Après avoir été dépossédés de l’espace public et de l’économie, nous sommes chacun dans nos cercueils suspendus dans la ville. Je suis sortie pour acheter du vin et le ciel m’a éblouie au sortir de mon royaume. Toute la journée je me suis déguisée, fardée, parée, j’ai dansé, j’ai passé ce temps à écouter de la musique, à changer les tableaux de place, à me faire les ongles carmin, à cirer mon cuir usé aux coudes, à répondre peu aux appels, j’étais vraiment seule, un peu comme je l’ai toujours fait pour survivre aux hécatombes.
Je me souviens de ce que j’avais désiré avant Tout Ca. Je voulais Aimer et tu es venu me chercher pour m’attacher à Toi pour toujours. Je voulais une chatte qui m’accompagnerait aujourd’hui si je n’avais pas été réticente. J’aurais appris à tirer au stand et j’aurais eu envie d’une arme ou de savoir me servir d’un couteau ou d’une corde à sauter bien pliée. Toujours prête à me battre. L’effondrement est toujours un peu long à se manifester. L’Etat s’érige en Directeur suprême des Opérations et nous mène à la ruine et à la division alors que nous Citoyens pourrions nous organiser et nous entraider bien plus efficacement. Je ne voterai jamais plus. On ne m’y reprendra plus jamais.
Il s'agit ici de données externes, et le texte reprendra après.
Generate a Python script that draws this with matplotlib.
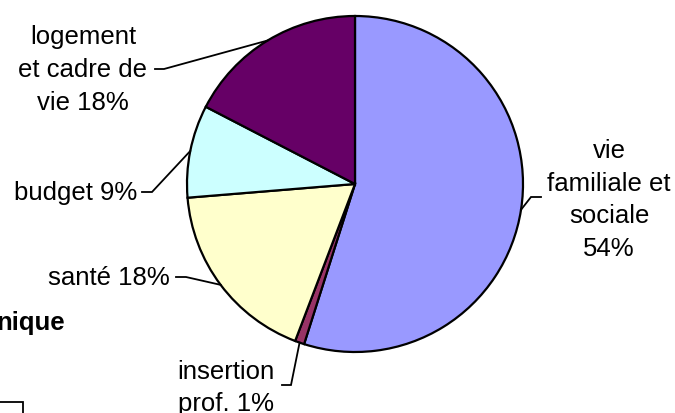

Maintenant chaque jour compte et je dois m’extraire du charnier. C’est très difficile de s’informer correctement, de comprendre les consignes, de faire les demandes, de se connecter, d’avoir le son en réunion, de travailler à des tâches brusquement vidées de leur sens, de recouver l’argent, de suivre les projets. Je me lève le matin saisie par l’éventail des possibles de me recoucher, de revenir prête, de m’être faite belle pour cette nouvelle journée étrange où je ne sortirai pas ni pour rejoindre personne. Mais je mets du rouge à lèvres et Opium comme avant pour descendre la poubelle.